As published in the Westside Weekly Messenger.
Written by Mohsen Nazari.
Photo: Najafi Carpet Gallery owner Ramazan Najafi and News Corp’s Mohsen Nazari, who all marvel at the incredible changes that have taken place on Prospect Rd in Kilburn.
When News Corp’s Mohsen Nazari arrived in Kilburn as a refugee back in 2005, northern Prospect Rd was a “high-crime neighbourhood”. Over the years, Mo’s family has seen the street become enriched with Middle Eastern culture. Here, he shares the story of Kilburn’s changing face.
From a high-crime neighbourhood to the cultural hub it is today, I’ve watched the north of Prospect Rd in Kilburn go through a spectacular transition over the past 13 years.
I arrived in Australia as a refugee from Afghanistan back in 2003 and settled in Kilburn two years later.
I was nine years old and couldn’t speak any English. It was hard for my family to communicate to people or find what we needed. Asking for a grocery item, we would always pull out a Farsi/English dictionary and find what we wanted.
Kilburn was not the same as it is today. It wasn’t safe to walk out at night in the suburb. You could hear sirens every now and then and know what was going on outside.
This doesn’t mean we didn’t love the suburb, it was so convenient for us to get to school, everything was close to us and we would catch the bus everywhere.

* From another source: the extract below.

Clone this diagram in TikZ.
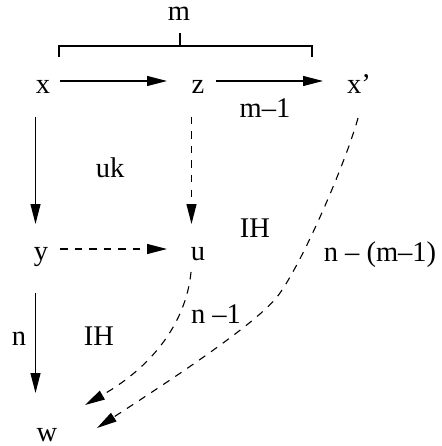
\documentclass[tikz,border=0pt]{standalone}
\usepackage{fontspec}
\setmainfont{Liberation Serif}
\usetikzlibrary{arrows.meta,calc}
\begin{document}
\begin{tikzpicture}[x=1pt,y=-1pt,
  lbl/.style={inner sep=0pt, anchor=base, font=\fontsize{28.5}{32}\selectfont},
  ln/.style={line width=1.1pt},
  arr/.style={ln, -{Triangle[length=20pt,width=10pt]}},
  dsh/.style={dash pattern=on 7.5pt off 7pt}]
\useasboundingbox (0,0) rectangle (441,446);
\node[lbl] (m) at (179,21) {m};
\node[lbl] (x) at (43,94) {x};
\node[lbl] (z) at (198,94) {z};
\node[lbl] (xp) at (359,94) {x’};
\node[lbl] (m1) at (265,118) {m–1};
\node[lbl] (uk) at (110,178) {uk};
\node[lbl] (ih1) at (255,237) {IH};
\node[lbl] (y) at (41,260) {y};
\node[lbl] (u) at (198,260) {u};
\node[lbl] (nm) at (380,261) {n – (m–1)};
\node[lbl] (n1) at (216,323) {n –1};
\node[lbl] (n) at (19,345) {n};
\node[lbl] (ih2) at (99,345) {IH};
\node[lbl] (w) at (47,441) {w};
% bracket
\draw[ln] (59,57) -- (59,46) -- (312,46) -- (312,57);
\draw[ln] (180,46) -- (180,33);
% connectors
\draw[arr] ($(x.base)+(17,-13)$) -- ($(z.base)+(-31,-13)$);
\draw[arr] ($(z.base)+(18,-13)$) -- ($(xp.base)+(-36,-13)$);
\draw[arr] ($(x.base)+(-7.5,23)$) -- ($(y.base)+(-5.5,-36)$);
\draw[arr,dsh] ($(z.base)+(-6.5,23)$) -- ($(u.base)+(-6.5,-36)$);
\draw[arr,dsh] ($(y.base)+(19,-11)$) -- ($(u.base)+(-31,-11)$);
\draw[arr] ($(y.base)+(-5.5,33)$) -- ($(w.base)+(-11.5,-48)$);
\draw[arr,dsh] ($(u.base)+(-7,12)$) .. controls (187,315) and (160,362) .. ($(w.base)+(38,-36)$);
\draw[arr,dsh] ($(xp.base)+(-1,24)$) .. controls (345,165) and (300,268) .. (277,297)
  .. controls (253,327) and (154.5,390.5) .. ($(w.base)+(50,-13)$);
\end{tikzpicture}
\end{document}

Back then, the only supermarket that stocked foreign produce was the Vatan Supermarket on the corner of Hopetoun Ave.
Today, it is almost unrecognisable from those days.
Now the street is bursting with restaurants and shops on every corner and it boasts a rich and fascinating culture.
My people, the Hazara of Afghanistan, are a large ethnic group in Kilburn. They have opened more than a dozen businesses along the strip in the past 14 years.
Community leader Hussain Razaiat, who arrived in 2002, is amazed by changes he’s seen.
“During the time I settled in Adelaide, Kilburn was commonly known as a dangerous suburb. You would not be able to go out alone at night to shop,” Mr Razaiat said.
“The local community has been welcoming and worked along with new businesses during this transition (to a more multicultural suburb). It has brought safety, better quality of life, growth in population and shifted focus of local and state government fundings and support to the area.”
The small businesses that have popped up aren’t just from the Afghan community – Persians, Iraqis and other Middle Eastern groups have opened myriad stores, from retail and clothing to traditional products such as carpets.
“The businesses that have opened have brought new life and energy to the area, with the new IGA opening that caters for the local community,” Enfield councillor Michael Iammarrone said.
“It has benefited all Australians in the area, fertilised the northern side of Prospect.”
For many refugees like me, Kilburn has become a home away from home. Coming from a war-torn country, it has been an ideal place to settle because it was close to the city yet rents remained relatively cheap.
Najafi Carpet Gallery owner Ramazan Najafi said when he came to Adelaide from Melbourne, he found the area much more affordable and convenient.
“I saw the potential of Kilburn and love the community here,” he said. “I have seen the change happen around me and it makes me proud to be part of it.”
Now Kilburn has grown to such a hub that it’s easy for locals like me to dine and shop for products I never would have found a decade ago – and all close to home.
Some of my highlights include The Ghan Kebab House – my go-to for a weekend treat, Tasty Bread Bakery where I go for my daily bread and Rumi Palace for a fancy night out.
And the one that started it all, the Vatan Supermarket, is still going strong.